Le lieutenant-colonel Mamady Doumbouya, qui a pris le pouvoir en Guinée, est un officier aguerri et instruit, soucieux de se démarquer de l’image de soudard incontrôlable accolée à de précédents putschistes dans ce pays à l’histoire mouvementée.
Ce militaire jusqu’alors peu connu, formé pour l’essentiel hors de Guinée, passé en France par la Légion étrangère et l’Ecole de guerre, mais aussi en Israël, au Sénégal et au Gabon, est apparu au grand jour le 2 octobre 2018 aux cérémonies du 60e anniversaire de l’indépendance du pays.
Lors du défilé militaire devant le président Alpha Condé, la présentation de son Groupement des forces spéciales récemment constitué, aux hommes tous cagoulés, avait marqué les esprits. Moins de trois ans après, c’est à la tête de ces forces spéciales que cet officier à la forte carrure a renversé et arrêté dimanche M. Condé.
En béret rouge et lunettes noires, le lieutenant-colonel Doumbouya a d’abord annoncé la capture du chef de l’Etat, la dissolution des institutions et l’abolition de la Constitution, au nom d’un « Comité national du rassemblement et du développement », dans une vidéo diffusée sur les réseaux sociaux et transmise à l’AFP.
Quelques heures plus tard, sans lunettes noires cette fois, mais enveloppé dans un drapeau guinéen, entouré de militaires casqués et armés, il promet à la télévision nationale une révision consensuelle de la Constitution imposée au forceps en 2020 par M. Condé et une « transition inclusive et apaisée ».
« Il y a eu beaucoup de morts pour rien, beaucoup de blessés, beaucoup de larmes », déplore l’officier, en référence à la répression sanglante des manifestations de l’opposition et de la société civile.
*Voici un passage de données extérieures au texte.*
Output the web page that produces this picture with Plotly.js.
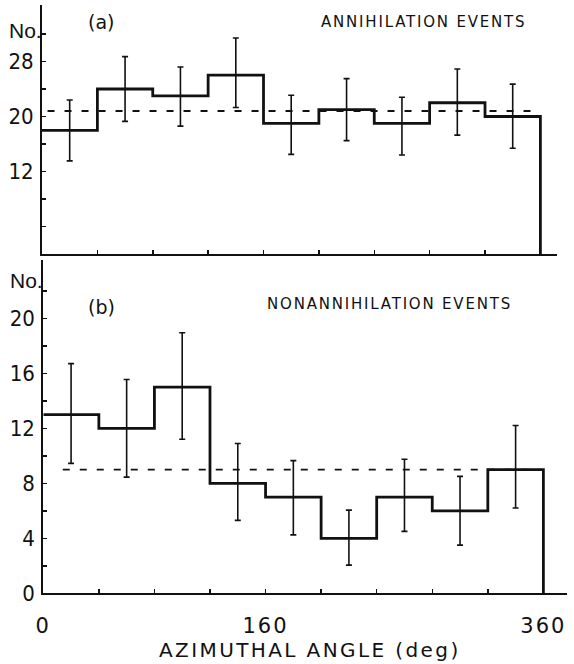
<!DOCTYPE html>
<html>
<head>
<meta charset="utf-8">
<script src="https://cdn.plot.ly/plotly-3.0.1.min.js"></script>
<style>
  html, body { margin: 0; padding: 0; background: #fff; }
  #chart { width: 574px; height: 664px; }
</style>
</head>
<body>
<div id="chart"></div>
<script>
// Azimuthal angle bin edges (deg)
const binEdges = [0, 40, 80, 120, 160, 200, 240, 280, 320, 360];

// (a) annihilation events: counts per bin and error bar extents
const countsA   = [18, 24, 23, 26, 19, 21, 19, 22, 20];
const errUpA    = [4.4, 4.7, 4.2, 5.4, 4.1, 4.5, 3.8, 4.9, 4.7];
const errDownA  = [4.45, 4.7, 4.4, 4.7, 4.5, 4.5, 4.6, 4.7, 4.6];
const meanA     = 20.8;
const meanSpanA = [4, 358];

// (b) nonannihilation events
const countsB   = [13, 12, 15, 8, 7, 4, 7, 6, 9];
const errUpB    = [3.7, 3.55, 3.95, 2.9, 2.65, 2.05, 2.75, 2.5, 3.2];
const errDownB  = [3.55, 3.55, 3.8, 2.7, 2.75, 1.95, 2.5, 2.5, 2.8];
const meanB     = 9;
const meanSpanB = [14, 358];

// Axis tick positions and labels
const yTicksA  = [4, 8, 12, 16, 20, 24, 28, 32];
const yLabelsA = ['', '', '12', '', '20', '', '28', ''];
const yTicksB  = [0, 2, 4, 6, 8, 10, 12, 14, 16, 18, 20, 22];
const yLabelsB = ['0', '', '4', '', '8', '', '12', '', '16', '', '20', ''];
const xLabeled = { 0: '0', 160: '160', 360: '360' };

const W = 574, H = 664;
const INK = '#111';
const px = v => v / W;
const py = v => 1 - v / H;

// step outline of a histogram, closed down to zero at the last edge
function stepXY(edges, counts) {
  const x = edges.slice(0, counts.length).concat([edges[counts.length], edges[counts.length]]);
  const y = counts.concat([counts[counts.length - 1], 0]);
  return { x, y };
}
const centers = binEdges.slice(0, -1).map((e, i) => (e + binEdges[i + 1]) / 2);

function panelTraces(counts, up, down, mean, span, xa, ya) {
  const s = stepXY(binEdges, counts);
  return [
    { x: span, y: [mean, mean], xaxis: xa, yaxis: ya, mode: 'lines', hoverinfo: 'skip',
      line: { color: INK, width: 1.8, dash: '7px,10px' } },
    { x: centers, y: counts, xaxis: xa, yaxis: ya, mode: 'markers',
      marker: { size: 1, color: INK },
      error_y: { type: 'data', symmetric: false, array: up, arrayminus: down,
                 color: INK, thickness: 1.6, width: 3 } },
    { x: s.x, y: s.y, xaxis: xa, yaxis: ya, mode: 'lines', line: { color: INK, width: 2.8, shape: 'hv' } }
  ];
}

const data = [
  ...panelTraces(countsA, errUpA, errDownA, meanA, meanSpanA, 'x', 'y'),
  ...panelTraces(countsB, errUpB, errDownB, meanB, meanSpanB, 'x2', 'y2')
];

const tickFontY = { family: '"Liberation Sans Narrow", "DejaVu Sans Condensed", "Liberation Sans", sans-serif', size: 22, color: INK };
const tickFontX = { family: '"DejaVu Sans", sans-serif', size: 21, color: INK };

const axisBase = {
  showline: true, linecolor: INK, linewidth: 2, showgrid: false, zeroline: false,
  ticks: 'inside', ticklen: 4, tickwidth: 1.5, tickcolor: INK, fixedrange: true
};

const layout = {
  width: W, height: H,
  margin: { l: 0, r: 0, t: 0, b: 0 },
  paper_bgcolor: '#fff', plot_bgcolor: 'rgba(0,0,0,0)',
  showlegend: false,
  xaxis: Object.assign({}, axisBase, {
    domain: [px(42), px(557)], range: [0, 372], anchor: 'y',
    tickmode: 'array', tickvals: binEdges.slice(1, -1), showticklabels: false
  }),
  yaxis: Object.assign({}, axisBase, {
    domain: [py(254.2), py(5)], range: [0, 36.2], anchor: 'x',
    tickmode: 'array', tickvals: yTicksA, ticktext: yLabelsA,
    tickfont: tickFontY, ticklabelstandoff: 2
  }),
  xaxis2: Object.assign({}, axisBase, {
    domain: [px(43.3), px(567)], range: [0, 377], anchor: 'y2',
    tickmode: 'array', tickvals: binEdges,
    ticktext: binEdges.map(v => xLabeled[v] || ''),
    tickfont: tickFontX, ticklabelstandoff: 12
  }),
  yaxis2: Object.assign({}, axisBase, {
    domain: [py(593.3), py(260)], range: [0, 24.24], anchor: 'x2',
    tickmode: 'array', tickvals: yTicksB, ticktext: yLabelsB,
    tickfont: tickFontY, ticklabelstandoff: 2
  }),
  annotations: [
    { text: '(a)', xref: 'paper', yref: 'paper', x: px(101), y: py(22), xanchor: 'center', yanchor: 'middle',
      showarrow: false, font: { family: '"DejaVu Sans", sans-serif', size: 19, color: INK } },
    { text: 'ANNIHILATION EVENTS', xref: 'paper', yref: 'paper', x: px(319), y: py(22), xanchor: 'left', yanchor: 'middle',
      align: 'left', showarrow: false, font: { family: '"DejaVu Sans", sans-serif', size: 15, color: INK } },
    { text: 'No.', xref: 'paper', yref: 'paper', x: px(7), y: py(30), xanchor: 'left', yanchor: 'middle',
      align: 'left', showarrow: false, font: { family: '"Liberation Sans", sans-serif', size: 21, color: INK } },
    { text: '(b)', xref: 'paper', yref: 'paper', x: px(101), y: py(307), xanchor: 'center', yanchor: 'middle',
      showarrow: false, font: { family: '"DejaVu Sans", sans-serif', size: 19, color: INK } },
    { text: 'NONANNIHILATION EVENTS', xref: 'paper', yref: 'paper', x: px(265), y: py(304), xanchor: 'left', yanchor: 'middle',
      align: 'left', showarrow: false, font: { family: '"DejaVu Sans", sans-serif', size: 15, color: INK } },
    { text: 'No.', xref: 'paper', yref: 'paper', x: px(8), y: py(281), xanchor: 'left', yanchor: 'middle',
      align: 'left', showarrow: false, font: { family: '"Liberation Sans", sans-serif', size: 21, color: INK } },
    { text: 'AZIMUTHAL ANGLE (deg)', xref: 'paper', yref: 'paper', x: px(157), y: py(650), xanchor: 'left', yanchor: 'middle',
      align: 'left', showarrow: false, font: { family: '"DejaVu Sans", sans-serif', size: 20, color: INK } }
  ]
};

// widen the lettering of the captions and the angle labels
const spacing = { 1: '1.8px', 4: '1.8px', 6: '2.4px' };
Plotly.newPlot('chart', data, layout, { staticPlot: true, displayModeBar: false }).then(gd => {
  gd.querySelectorAll('g.annotation').forEach(g => {
    const i = g.getAttribute('data-index');
    if (spacing[i]) g.querySelectorAll('text').forEach(t => { t.style.letterSpacing = spacing[i]; });
  });
  gd.querySelectorAll('g.x2tick text').forEach(t => { t.style.letterSpacing = '2px'; });
});
</script>
</body>
</html>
Il reprend alors une citation du défunt président ghanéen Jerry Rawlings, arrivé au pouvoir par un coup d’Etat en 1981 avant de démocratiser son pays, selon laquelle « si le peuple est écrasé par ses élites, il revient à l’armée de rendre au peuple sa liberté ».
– « Apprendre de toutes nos erreurs » –
Originaire de Kankan (Est), Mamady Doumbouya est issu, comme Alpha Condé, de l’ethnie malinké, la deuxième du pays. Ce quadragénaire est marié à une Française et père de trois enfants, selon les médias guinéens.
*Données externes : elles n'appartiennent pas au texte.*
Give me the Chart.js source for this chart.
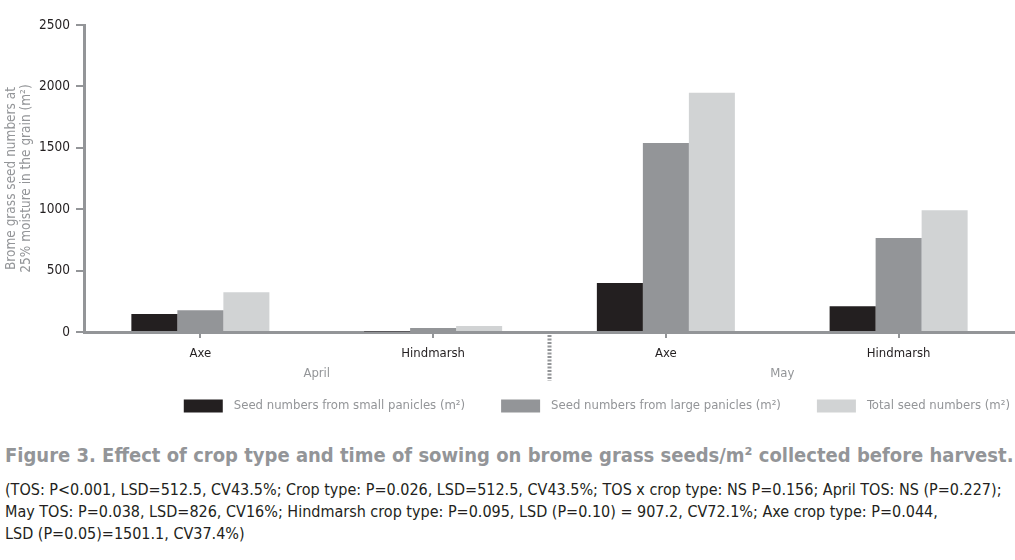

« Nous ne venons pas pour blaguer avec le pouvoir, nous ne venons pas jouer, nous allons apprendre de toutes les erreurs qu’on a faites », a-t-il déclaré à France 24, en allusion à de précédents putschs qui ont traumatisé les Guinéens.
Il faisait notamment allusion à l’ex-chef de la junte de 2008-2009, le capitaine Dadis Camara, dont le pouvoir éphémère avait été marqué par ses prestations télévisées incongrues, rebaptisées « Dadis Show », et surtout par le massacre perpétré par des militaires lors d’un rassemblement de l’opposition au stade de Conakry le 28 septembre 2009 (au moins 157 morts et 109 femmes violées).
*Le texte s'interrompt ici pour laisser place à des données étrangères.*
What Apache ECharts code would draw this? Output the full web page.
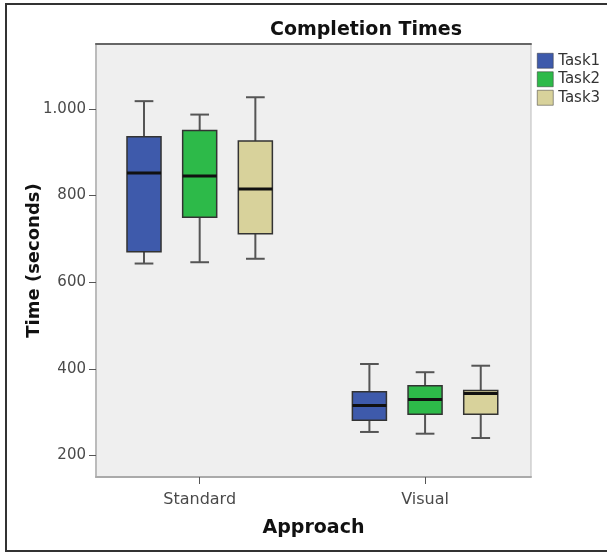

Avec à son actif de nombreuses missions opérationnelles, de l’Afghanistan à la République centrafricaine, le lieutenant-colonel Doumbouya, titulaire d’un Master 2 de ‘Défense et Dynamiques industrielles de l’université parisienne de Panthéon-Assas’, soutient favorablement la comparaison avec cet embarrassant prédécesseur.
Malgré cet imposant bagage, le nouveau maître du pays a versé dans la métaphore hasardeuse. « Nous n’avons plus besoin de violer la Guinée, on a juste besoin de lui faire l’amour, tout simplement », a-t-il dit en conclusion de sa déclaration à la télévision dimanche.
Au-delà de son ambition affichée d’en finir avec la « gabegie » et de rétablir la paix civile dans un pays meurtri, la volonté qui lui était prêtée d’affranchir les forces spéciales de la tutelle du ministère de la Défense avait provoqué récemment des tensions avec le pouvoir et pourrait l’avoir conduit au coup de force de dimanche, selon des sources diplomatiques et des médias.